La fama lo condujo, a finales de los años 30, a Hollywood, y se instalaó en California hasta el final de sus días. A pesar de este salto cuantitativo de su situación económica siguió aportando obras al Theatre Group hasta por lo menos 1940.
El grupo continuó hasta 1941 con sus presentaciones, más de veinte obras en escena. Hasta pudo recorrer varios Estados y logró llegar a la costa oeste.
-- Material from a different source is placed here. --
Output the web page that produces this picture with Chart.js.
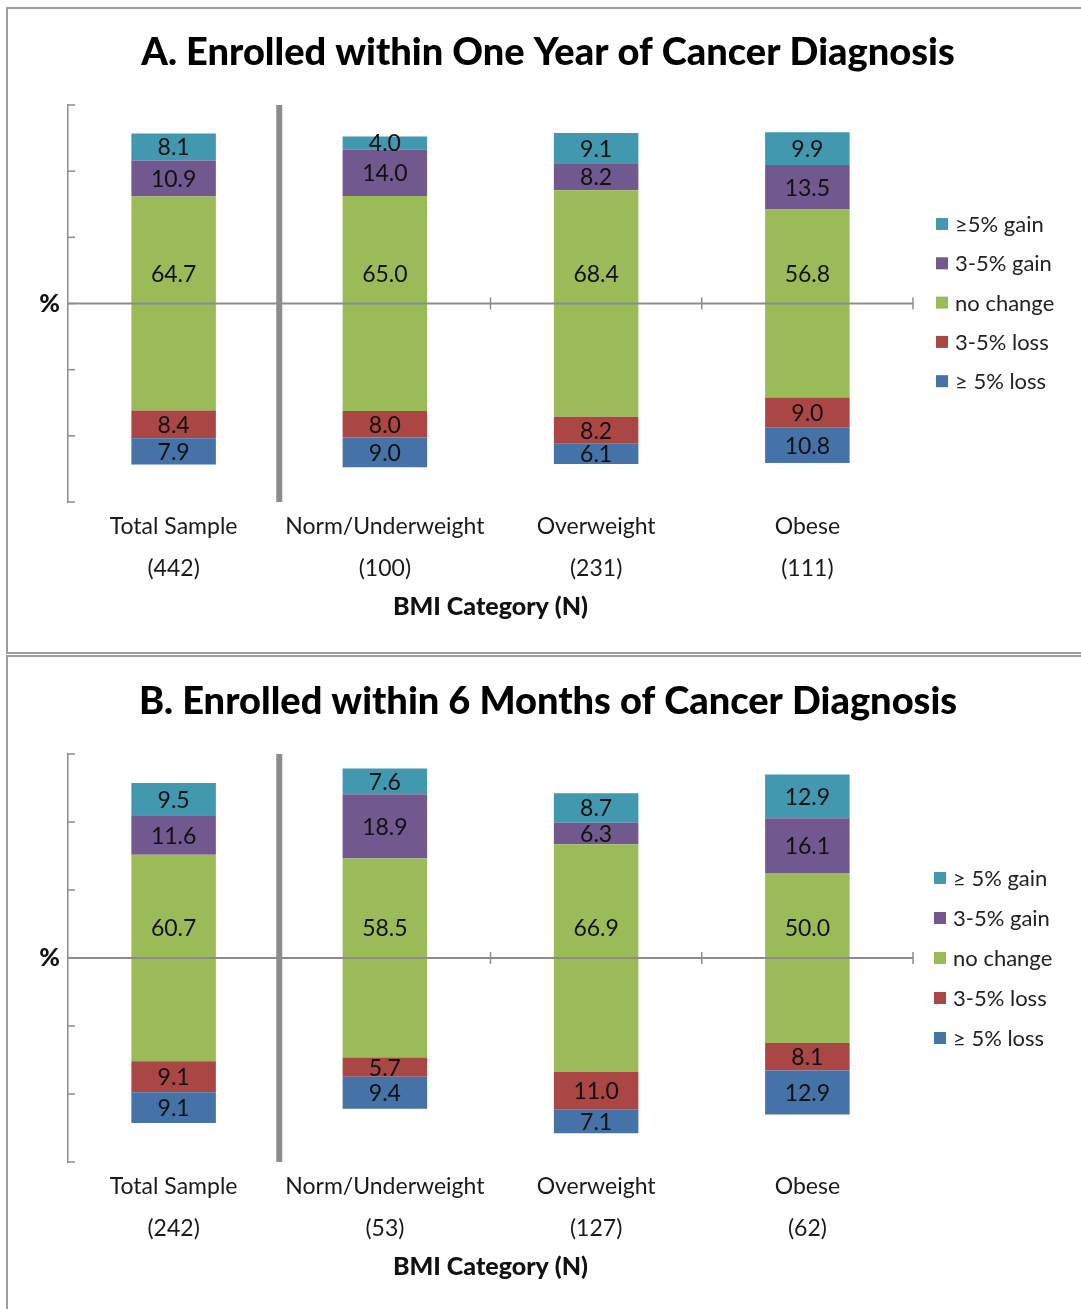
<!DOCTYPE html>
<html>
<head>
<meta charset="utf-8">
<script src="https://cdn.jsdelivr.net/npm/chart.js@4.4.1/dist/chart.umd.min.js"></script>
<style>
  body { margin: 0; background: #fff; width: 1081px; height: 1309px; position: relative; overflow: hidden; font-family: Lato, sans-serif; }
  .panel { position: absolute; left: 6px; width: 1100px; border: 2px solid #9c9c9c; box-sizing: border-box; }
  #panel-a { top: 7px; height: 647px; }
  #panel-b { top: 655px; height: 700px; }
  canvas { position: absolute; left: 0; }
  #chart-a { top: 0; }
  #chart-b { top: 654px; }
</style>
</head>
<body>
<div class="panel" id="panel-a"></div>
<div class="panel" id="panel-b"></div>
<canvas id="chart-a" width="1081" height="654"></canvas>
<canvas id="chart-b" width="1081" height="655"></canvas>
<script>
// categorias e N de cada painel
const categories = ['Total Sample', 'Norm/Underweight', 'Overweight', 'Obese'];
const countsA = ['(442)', '(100)', '(231)', '(111)'];
const countsB = ['(242)', '(53)', '(127)', '(62)'];

// legendas (de cima para baixo)
const legendA = ['≥5% gain', '3-5% gain', 'no change', '3-5% loss', '≥ 5% loss'];
const legendB = ['≥ 5% gain', '3-5% gain', 'no change', '3-5% loss', '≥ 5% loss'];

// A. dentro de um ano do diagnóstico
const gainBigA = [8.1, 4.0, 9.1, 9.9];
const gainSmallA = [10.9, 14.0, 8.2, 13.5];
const noChangeA = [64.7, 65.0, 68.4, 56.8];
const lossSmallA = [8.4, 8.0, 8.2, 9.0];
const lossBigA = [7.9, 9.0, 6.1, 10.8];

// B. dentro de 6 meses do diagnóstico
const gainBigB = [9.5, 7.6, 8.7, 12.9];
const gainSmallB = [11.6, 18.9, 6.3, 16.1];
const noChangeB = [60.7, 58.5, 66.9, 50.0];
const lossSmallB = [9.1, 5.7, 11.0, 8.1];
const lossBigB = [9.1, 9.4, 7.1, 12.9];

const colors = {
    gainBig: '#4198AF',
    gainSmall: '#71588F',
    noChange: '#9BBB59',
    lossSmall: '#AA4643',
    lossBig: '#4572A7'
};

const FONT = 'Lato, sans-serif';

// "no change" fica centrado no zero, perdas para baixo e ganhos para cima
function floatingRanges(noChange, lossSmall, lossBig, gainSmall, gainBig) {
    const half = noChange.map(v => v / 2);
    return {
        lossBig: half.map((h, i) => [-h - lossSmall[i] - lossBig[i], -h - lossSmall[i]]),
        lossSmall: half.map((h, i) => [-h - lossSmall[i], -h]),
        noChange: half.map(h => [-h, h]),
        gainSmall: half.map((h, i) => [h, h + gainSmall[i]]),
        gainBig: half.map((h, i) => [h + gainSmall[i], h + gainSmall[i] + gainBig[i]])
    };
}

const panelDecor = {
    id: 'panelDecor',
    afterDatasetsDraw(chart, args, opts) {
        const { ctx, chartArea: area, scales: { x, y } } = chart;
        const y0 = y.getPixelForValue(0);
        const half = (x.getPixelForValue(1) - x.getPixelForValue(0)) / 2;
        ctx.save();
        ctx.strokeStyle = '#8c8c8c';

        // linha do zero
        ctx.lineWidth = 2;
        ctx.beginPath();
        ctx.moveTo(area.left, y0);
        ctx.lineTo(area.right, y0);
        ctx.stroke();

        // marcas entre categorias
        ctx.lineWidth = 1.5;
        for (let i = 1; i < categories.length; i++) {
            const bx = x.getPixelForValue(i) + half;
            ctx.beginPath();
            ctx.moveTo(bx, y0 - 6);
            ctx.lineTo(bx, y0 + 6);
            ctx.stroke();
        }

        // marcas do eixo y (para dentro)
        y.ticks.forEach(t => {
            const py = y.getPixelForValue(t.value);
            ctx.beginPath();
            ctx.moveTo(area.left, py);
            ctx.lineTo(area.left + 7, py);
            ctx.stroke();
        });

        // separador grosso depois de "Total Sample"
        const sx = x.getPixelForValue(0) + half;
        ctx.lineWidth = 6;
        ctx.beginPath();
        ctx.moveTo(sx, area.top);
        ctx.lineTo(sx, area.bottom);
        ctx.stroke();

        // valores dentro das barras (o do "no change" fica acima da linha do zero)
        ctx.fillStyle = '#111';
        ctx.font = '23px ' + FONT;
        ctx.textAlign = 'center';
        ctx.textBaseline = 'middle';
        chart.data.datasets.forEach((ds, di) => {
            const lift = ds.key === 'noChange' ? -30 : 0;
            chart.getDatasetMeta(di).data.forEach((bar, i) => {
                ctx.fillText(ds.values[i].toFixed(1), bar.x, (bar.y + bar.base) / 2 + 1 + lift);
            });
        });

        // legenda
        ctx.textAlign = 'left';
        ctx.font = '22px ' + FONT;
        const ordered = chart.data.datasets.slice().reverse();
        ordered.forEach((ds, i) => {
            const ly = opts.legendY + i * opts.legendGap;
            ctx.fillStyle = ds.backgroundColor;
            ctx.fillRect(opts.legendX, ly - 6, 12, 12);
            ctx.fillStyle = '#222';
            ctx.fillText(opts.legendNames[i], opts.legendX + 19, ly + 1);
        });

        // título
        ctx.fillStyle = '#000';
        ctx.font = '900 38px ' + FONT;
        ctx.textAlign = 'center';
        ctx.fillText(opts.title, opts.titleX, opts.titleY);
        ctx.restore();
    }
};

function makeChart(id, counts, ranges, values, decor, padTop, padBottom) {
    const order = ['lossBig', 'lossSmall', 'noChange', 'gainSmall', 'gainBig'];
    const datasets = order.map((key, i) => ({
        key: key,
        label: decor.legendNames[4 - i],
        data: ranges[key],
        values: values[key],
        backgroundColor: colors[key],
        borderWidth: 0,
        grouped: false,
        barPercentage: 0.4,
        categoryPercentage: 1
    }));

    return new Chart(document.getElementById(id), {
        type: 'bar',
        data: {
            labels: categories.map((c, i) => [c, counts[i]]),
            datasets: datasets
        },
        plugins: [panelDecor],
        options: {
            responsive: false,
            animation: false,
            layout: { padding: { left: 0, top: padTop, right: 168, bottom: padBottom } },
            plugins: {
                legend: { display: false },
                title: { display: false },
                tooltip: { enabled: false },
                panelDecor: decor
            },
            scales: {
                x: {
                    grid: { display: false },
                    border: { display: false },
                    ticks: {
                        color: '#1a1a1a',
                        font: { family: FONT, size: 23, lineHeight: 42 / 23 },
                        padding: -4,
                        autoSkip: false,
                        maxRotation: 0
                    },
                    title: {
                        display: true,
                        text: 'BMI Category (N)',
                        color: '#111',
                        font: { family: FONT, size: 25, weight: 900, lineHeight: 1.2 },
                        padding: 0
                    },
                    afterFit: s => { s.height = 119.8; }
                },
                y: {
                    min: -60,
                    max: 60,
                    grid: { display: false },
                    border: { display: true, color: '#8c8c8c', width: 1.5 },
                    ticks: {
                        stepSize: 20,
                        padding: 0,
                        color: '#111',
                        font: { family: FONT, size: 25, weight: 900 },
                        callback: v => (v === 0 ? '%' : '')
                    },
                    afterFit: s => { s.width = 68; }
                }
            }
        }
    });
}

makeChart('chart-a', countsA,
    floatingRanges(noChangeA, lossSmallA, lossBigA, gainSmallA, gainBigA),
    { lossBig: lossBigA, lossSmall: lossSmallA, noChange: noChangeA, gainSmall: gainSmallA, gainBig: gainBigA },
    { title: 'A. Enrolled within One Year of Cancer Diagnosis', titleX: 548, titleY: 53,
      legendNames: legendA, legendX: 936, legendY: 224, legendGap: 39.3 },
    105, 32.2);

makeChart('chart-b', countsB,
    floatingRanges(noChangeB, lossSmallB, lossBigB, gainSmallB, gainBigB),
    { lossBig: lossBigB, lossSmall: lossSmallB, noChange: noChangeB, gainSmall: gainSmallB, gainBig: gainBigB },
    { title: 'B. Enrolled within 6 Months of Cancer Diagnosis', titleX: 548, titleY: 48,
      legendNames: legendB, legendX: 934, legendY: 224, legendGap: 40 },
    100, 27.2);
</script>
</body>
</html>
El periplo fue agitado, varios de los actores originales del grupo, por necesidades económicas, debieron migrar a donde encontraban trabajo, por lo general en la “meca” hollywoodense.
Por otra parte, las diferencias iniciales entre Clurman y Strasberg se fueron acentuando con el tiempo; las dificultades financieras agregadas a las diferentes ideas sobre la interpretación del “método” hizo que a finales de los 30 Clurman decidiera convocar actores de “influencia” a las obras, lo que ofuscó a los “originales” del grupo. Dos de sus fundadores renunciaron: Cheryl Crawford y Lee Strasberg. La debacle se volvió inevitable. En 1941 hicieron su última representación.
Los fundadores del The Group Theater no tenían en ese momento mayor idea de la influencia que habían logrado en esos diez años de existencia para las generaciones futuras de actores y actrices del teatro y el cine norteamericanos. Del teatro naturalista de finales del siglo XIX pasaron a uno comprometido en las formas actorales a partir de una estética colectiva, realista, influidos por la agudización de la lucha de clases en suelo norteamericano.
El derrotero político posterior de varios de los actores y directores, que se consideraron “herederos” del “método” del juego teatral separaron posteriormente el proceso de creación original del proceso político que se vivió décadas después en Estados Unidos. Algunos crearon un gran negocio alrededor del “método” y vaya que les fue bien: son íconos actuales en la formación de actores para la industria artística y cinematográfica de su país.

Otros, por ejemplo, declararon ante el Congreso estadounidense  en la Comisión de Actividades Anti-comunistas creada por el senador Joseph McCarthy. Pero esa etapa de la historia del teatro y cine norteamericano será parte de otras notas.